* Begin DATASET EXTRACT *

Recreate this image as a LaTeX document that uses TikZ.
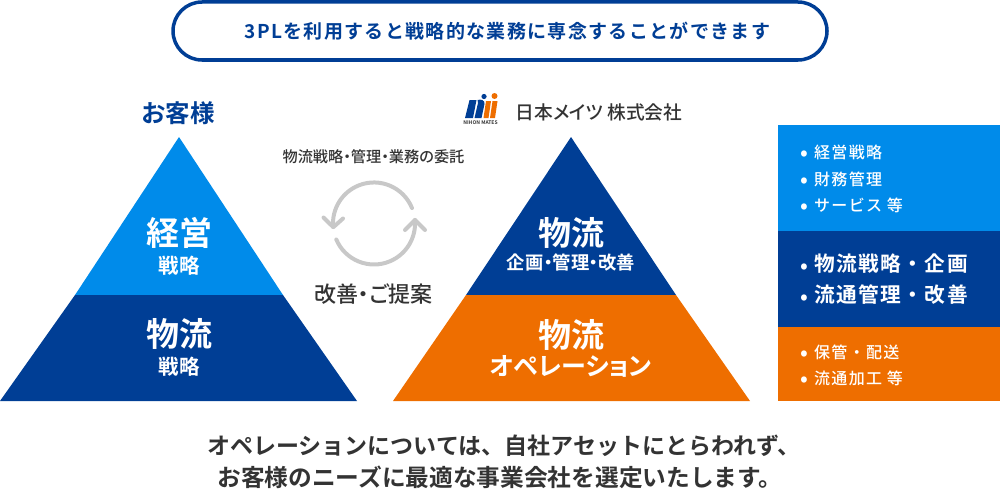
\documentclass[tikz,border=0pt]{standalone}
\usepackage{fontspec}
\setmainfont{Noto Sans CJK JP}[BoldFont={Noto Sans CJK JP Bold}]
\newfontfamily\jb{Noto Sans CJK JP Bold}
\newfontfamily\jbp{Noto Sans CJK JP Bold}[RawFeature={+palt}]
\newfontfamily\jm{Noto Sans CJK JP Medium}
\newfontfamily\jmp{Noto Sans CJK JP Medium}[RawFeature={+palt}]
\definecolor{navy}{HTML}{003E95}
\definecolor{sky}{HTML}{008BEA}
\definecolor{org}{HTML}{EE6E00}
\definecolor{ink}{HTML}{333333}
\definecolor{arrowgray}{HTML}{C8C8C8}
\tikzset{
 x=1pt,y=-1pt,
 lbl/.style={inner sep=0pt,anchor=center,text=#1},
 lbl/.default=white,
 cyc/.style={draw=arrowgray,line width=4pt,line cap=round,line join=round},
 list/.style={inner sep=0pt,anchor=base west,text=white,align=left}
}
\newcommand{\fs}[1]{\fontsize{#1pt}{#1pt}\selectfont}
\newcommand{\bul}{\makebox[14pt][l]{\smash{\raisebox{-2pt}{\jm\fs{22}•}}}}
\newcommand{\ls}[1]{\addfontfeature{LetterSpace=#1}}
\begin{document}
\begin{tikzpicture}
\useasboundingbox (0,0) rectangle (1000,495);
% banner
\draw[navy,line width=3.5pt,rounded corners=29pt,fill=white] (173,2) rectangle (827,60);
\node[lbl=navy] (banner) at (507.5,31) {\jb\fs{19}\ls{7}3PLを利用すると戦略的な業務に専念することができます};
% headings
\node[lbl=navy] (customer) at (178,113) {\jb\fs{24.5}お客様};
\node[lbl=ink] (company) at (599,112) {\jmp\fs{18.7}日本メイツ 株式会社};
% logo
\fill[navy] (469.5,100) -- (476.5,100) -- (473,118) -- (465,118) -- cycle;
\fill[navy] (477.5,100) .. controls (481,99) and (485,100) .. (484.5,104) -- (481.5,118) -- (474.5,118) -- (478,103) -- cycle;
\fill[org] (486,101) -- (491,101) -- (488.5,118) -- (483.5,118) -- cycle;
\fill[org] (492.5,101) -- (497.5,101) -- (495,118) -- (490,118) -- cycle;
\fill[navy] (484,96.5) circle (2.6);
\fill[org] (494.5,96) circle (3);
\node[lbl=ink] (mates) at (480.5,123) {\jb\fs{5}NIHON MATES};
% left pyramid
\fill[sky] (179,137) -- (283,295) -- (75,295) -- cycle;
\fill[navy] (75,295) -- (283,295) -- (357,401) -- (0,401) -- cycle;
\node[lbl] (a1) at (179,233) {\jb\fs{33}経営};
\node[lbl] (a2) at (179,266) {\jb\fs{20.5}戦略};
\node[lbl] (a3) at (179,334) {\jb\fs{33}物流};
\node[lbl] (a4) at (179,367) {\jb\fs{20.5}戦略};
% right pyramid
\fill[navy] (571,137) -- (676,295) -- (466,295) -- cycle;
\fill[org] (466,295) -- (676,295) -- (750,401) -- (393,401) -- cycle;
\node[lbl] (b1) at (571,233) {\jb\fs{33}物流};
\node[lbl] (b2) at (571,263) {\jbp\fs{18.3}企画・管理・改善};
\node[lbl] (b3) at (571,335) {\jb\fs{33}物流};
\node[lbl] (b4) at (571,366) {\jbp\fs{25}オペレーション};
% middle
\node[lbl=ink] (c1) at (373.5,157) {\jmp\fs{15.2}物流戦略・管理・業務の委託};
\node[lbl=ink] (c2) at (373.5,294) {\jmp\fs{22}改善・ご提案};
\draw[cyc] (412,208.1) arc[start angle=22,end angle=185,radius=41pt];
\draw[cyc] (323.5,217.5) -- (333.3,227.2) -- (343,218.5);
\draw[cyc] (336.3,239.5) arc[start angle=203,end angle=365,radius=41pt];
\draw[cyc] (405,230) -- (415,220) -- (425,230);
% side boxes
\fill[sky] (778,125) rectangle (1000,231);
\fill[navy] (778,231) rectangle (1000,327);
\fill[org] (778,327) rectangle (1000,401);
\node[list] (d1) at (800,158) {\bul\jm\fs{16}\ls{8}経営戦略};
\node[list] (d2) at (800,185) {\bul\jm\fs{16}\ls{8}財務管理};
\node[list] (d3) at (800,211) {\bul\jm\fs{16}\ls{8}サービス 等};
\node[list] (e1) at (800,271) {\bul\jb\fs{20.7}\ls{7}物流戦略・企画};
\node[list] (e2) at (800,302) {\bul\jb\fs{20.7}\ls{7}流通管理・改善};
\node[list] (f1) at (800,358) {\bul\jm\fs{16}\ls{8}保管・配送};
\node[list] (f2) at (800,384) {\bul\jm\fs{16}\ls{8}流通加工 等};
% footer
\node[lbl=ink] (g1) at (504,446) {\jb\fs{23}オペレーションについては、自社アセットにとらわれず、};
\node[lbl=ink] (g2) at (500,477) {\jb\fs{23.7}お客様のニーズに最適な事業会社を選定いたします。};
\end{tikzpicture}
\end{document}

* End DATASET EXTRACT *

▸ **PROBLEM**: Repeat the data exactly, without the pictures.

▸ **REPLY**:
Recreate this image as a LaTeX document that uses TikZ.
\documentclass[tikz,border=0pt]{standalone}
\usepackage{fontspec}
\setmainfont{Noto Sans CJK JP}[BoldFont={Noto Sans CJK JP Bold}]
\newfontfamily\jb{Noto Sans CJK JP Bold}
\newfontfamily\jbp{Noto Sans CJK JP Bold}[RawFeature={+palt}]
\newfontfamily\jm{Noto Sans CJK JP Medium}
\newfontfamily\jmp{Noto Sans CJK JP Medium}[RawFeature={+palt}]
\definecolor{navy}{HTML}{003E95}
\definecolor{sky}{HTML}{008BEA}
\definecolor{org}{HTML}{EE6E00}
\definecolor{ink}{HTML}{333333}
\definecolor{arrowgray}{HTML}{C8C8C8}
\tikzset{
 x=1pt,y=-1pt,
 lbl/.style={inner sep=0pt,anchor=center,text=#1},
 lbl/.default=white,
 cyc/.style={draw=arrowgray,line width=4pt,line cap=round,line join=round},
 list/.style={inner sep=0pt,anchor=base west,text=white,align=left}
}
\newcommand{\fs}[1]{\fontsize{#1pt}{#1pt}\selectfont}
\newcommand{\bul}{\makebox[14pt][l]{\smash{\raisebox{-2pt}{\jm\fs{22}•}}}}
\newcommand{\ls}[1]{\addfontfeature{LetterSpace=#1}}
\begin{document}
\begin{tikzpicture}
\useasboundingbox (0,0) rectangle (1000,495);
% banner
\draw[navy,line width=3.5pt,rounded corners=29pt,fill=white] (173,2) rectangle (827,60);
\node[lbl=navy] (banner) at (507.5,31) {\jb\fs{19}\ls{7}3PLを利用すると戦略的な業務に専念することができます};
% headings
\node[lbl=navy] (customer) at (178,113) {\jb\fs{24.5}お客様};
\node[lbl=ink] (company) at (599,112) {\jmp\fs{18.7}日本メイツ 株式会社};
% logo
\fill[navy] (469.5,100) -- (476.5,100) -- (473,118) -- (465,118) -- cycle;
\fill[navy] (477.5,100) .. controls (481,99) and (485,100) .. (484.5,104) -- (481.5,118) -- (474.5,118) -- (478,103) -- cycle;
\fill[org] (486,101) -- (491,101) -- (488.5,118) -- (483.5,118) -- cycle;
\fill[org] (492.5,101) -- (497.5,101) -- (495,118) -- (490,118) -- cycle;
\fill[navy] (484,96.5) circle (2.6);
\fill[org] (494.5,96) circle (3);
\node[lbl=ink] (mates) at (480.5,123) {\jb\fs{5}NIHON MATES};
% left pyramid
\fill[sky] (179,137) -- (283,295) -- (75,295) -- cycle;
\fill[navy] (75,295) -- (283,295) -- (357,401) -- (0,401) -- cycle;
\node[lbl] (a1) at (179,233) {\jb\fs{33}経営};
\node[lbl] (a2) at (179,266) {\jb\fs{20.5}戦略};
\node[lbl] (a3) at (179,334) {\jb\fs{33}物流};
\node[lbl] (a4) at (179,367) {\jb\fs{20.5}戦略};
% right pyramid
\fill[navy] (571,137) -- (676,295) -- (466,295) -- cycle;
\fill[org] (466,295) -- (676,295) -- (750,401) -- (393,401) -- cycle;
\node[lbl] (b1) at (571,233) {\jb\fs{33}物流};
\node[lbl] (b2) at (571,263) {\jbp\fs{18.3}企画・管理・改善};
\node[lbl] (b3) at (571,335) {\jb\fs{33}物流};
\node[lbl] (b4) at (571,366) {\jbp\fs{25}オペレーション};
% middle
\node[lbl=ink] (c1) at (373.5,157) {\jmp\fs{15.2}物流戦略・管理・業務の委託};
\node[lbl=ink] (c2) at (373.5,294) {\jmp\fs{22}改善・ご提案};
\draw[cyc] (412,208.1) arc[start angle=22,end angle=185,radius=41pt];
\draw[cyc] (323.5,217.5) -- (333.3,227.2) -- (343,218.5);
\draw[cyc] (336.3,239.5) arc[start angle=203,end angle=365,radius=41pt];
\draw[cyc] (405,230) -- (415,220) -- (425,230);
% side boxes
\fill[sky] (778,125) rectangle (1000,231);
\fill[navy] (778,231) rectangle (1000,327);
\fill[org] (778,327) rectangle (1000,401);
\node[list] (d1) at (800,158) {\bul\jm\fs{16}\ls{8}経営戦略};
\node[list] (d2) at (800,185) {\bul\jm\fs{16}\ls{8}財務管理};
\node[list] (d3) at (800,211) {\bul\jm\fs{16}\ls{8}サービス 等};
\node[list] (e1) at (800,271) {\bul\jb\fs{20.7}\ls{7}物流戦略・企画};
\node[list] (e2) at (800,302) {\bul\jb\fs{20.7}\ls{7}流通管理・改善};
\node[list] (f1) at (800,358) {\bul\jm\fs{16}\ls{8}保管・配送};
\node[list] (f2) at (800,384) {\bul\jm\fs{16}\ls{8}流通加工 等};
% footer
\node[lbl=ink] (g1) at (504,446) {\jb\fs{23}オペレーションについては、自社アセットにとらわれず、};
\node[lbl=ink] (g2) at (500,477) {\jb\fs{23.7}お客様のニーズに最適な事業会社を選定いたします。};
\end{tikzpicture}
\end{document}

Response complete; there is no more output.